“Avengers: Endgame,” which is said to be one of the biggest movies of all time, has broken box office records everywhere and with a film this big, many people want to cash in on the hype. However, it seems a local Philippine TV channel went about it the wrong way, by airing a pirated version of the film on local airways the day after it premiered in theaters. Now the company is facing a lawsuit by an authorized movie company who held the rights to airing the film in the Philippines.
As we reported earlier, many versions of “Avengers: Endgame” had been released online right after its premiere in theaters around the world, prior to its premiere in North America.
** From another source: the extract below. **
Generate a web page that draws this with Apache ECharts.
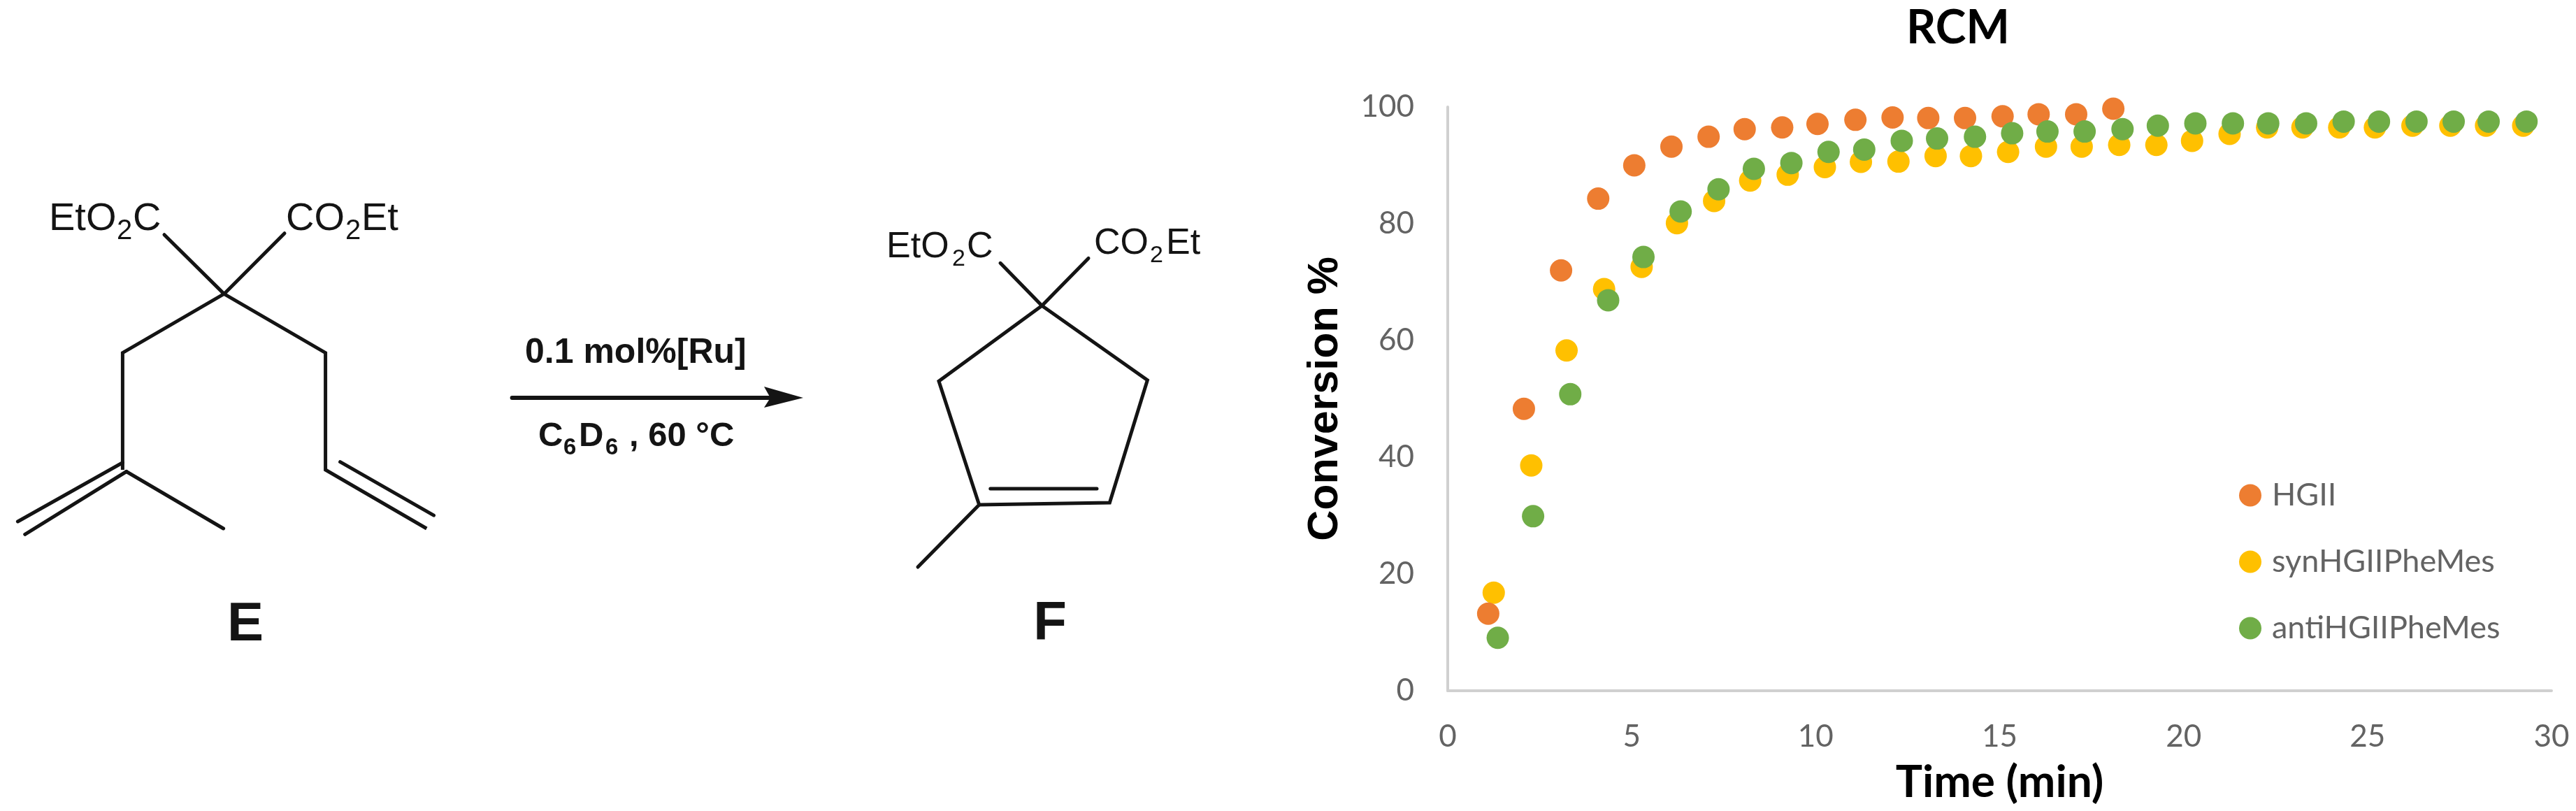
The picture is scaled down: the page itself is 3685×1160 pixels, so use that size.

Generally, when this occurs, many people feel a sense of excitement, especially if they can’t wait for the theatrical release and some might go online and preview the film by themselves.
Although, it seems viewers in Dipolog, Zamboanga del Norte in the Philippines didn’t get this option as the local cable provider Orient Cable thought they’d take the responsibility of showing viewers the film into their own hands.
According to a report from the Philippine News Agency, it was found that as the film was airing on television, Teatro de Dapitan (the authorized movie company that shows the film in the Philippines) alerted police, who reached out to Orient Cable to stop the airing of the film mid-showing.
However, for many viewers it was already too late. When the pirated film took the air ways, fans in the area quickly took to social media, Tweeting complaints against the cable company. Many complained of accidentally coming across the channel and inadvertently having the film spoiled. Some complained of the low quality video file, which is common in illegal/pirated films.
After the police stopped the broadcast of the film, they took a report of the crime. Although, comically enough, the cable company decided to replace the pirated film with another pirated film of “Captain Barbell,” a Filipino superhero resembling that of “Captain Marvel” and “Thor.”
According to When In Manila, it was reported that Cable Orient violated at least three laws in airing the film, including the Intellectual Property Code of the Philippines, the Anti-Camcording Act, and the Cybercrime Prevention Act. The Philippine News Agency reports that Teatro de Dapitan is now suing Orient Cable.